The film has received a number of four star ratings in the UK press. Peter Bradshaw at The Guardian made the following comment about the much discussed plot twists: "There's twist and counter-twist, cross and double-cross, and with each narrative reveal comes a firework display of Big Acting". It was well received at the Toronto International Film Festival (TIFF). Cameron Bailey, co-director of TIFF, praised J Blakeson's directorial style, claiming that "Not since Reservoir Dogs has a hostage standoff been handled with such intelligence".

The film was nominated for the Raindance Award at the 2009 British Independent Film Awards.

==Home media==
The film was released on DVD in the UK on 4 October 2010.

==Remakes==
In 2014, the Dutch-language remake Reckless was the opening film of the Netherlands Film Festival. The film closely follows the plot and structure of The Disappearance of Alice Creed.

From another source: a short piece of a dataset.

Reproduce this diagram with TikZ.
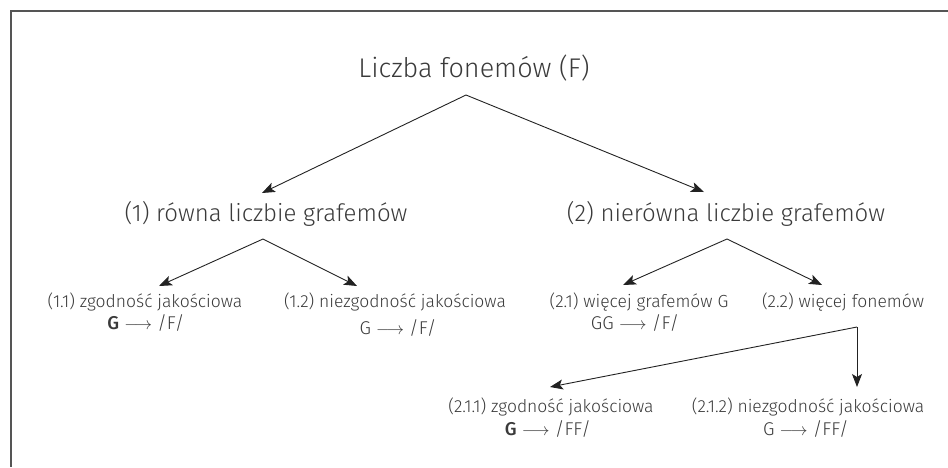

In 2018, Echcharikkai an Indian crime thriller produced by Sundar Annamalai was inspired by The Disappearance of Alice Creed

In 2019, Netflix released Kidnapping Stella, a German remake of The Disappearance of Alice Creed. The film, directed by Thomas Sieben, centers
around the abduction of Stella (Jella Haase) by Vic (Clemens Schick) and Tom (Max von der Groeben).

In 2024, Aliya Basu Gayab Hai a direct Indian remake directed by Preeti Singh and centers around the abduction of Aliya Basu played by Raima Sen.

The film follows the setup of the Italian abducting exploitation film La Orca with some plot variations.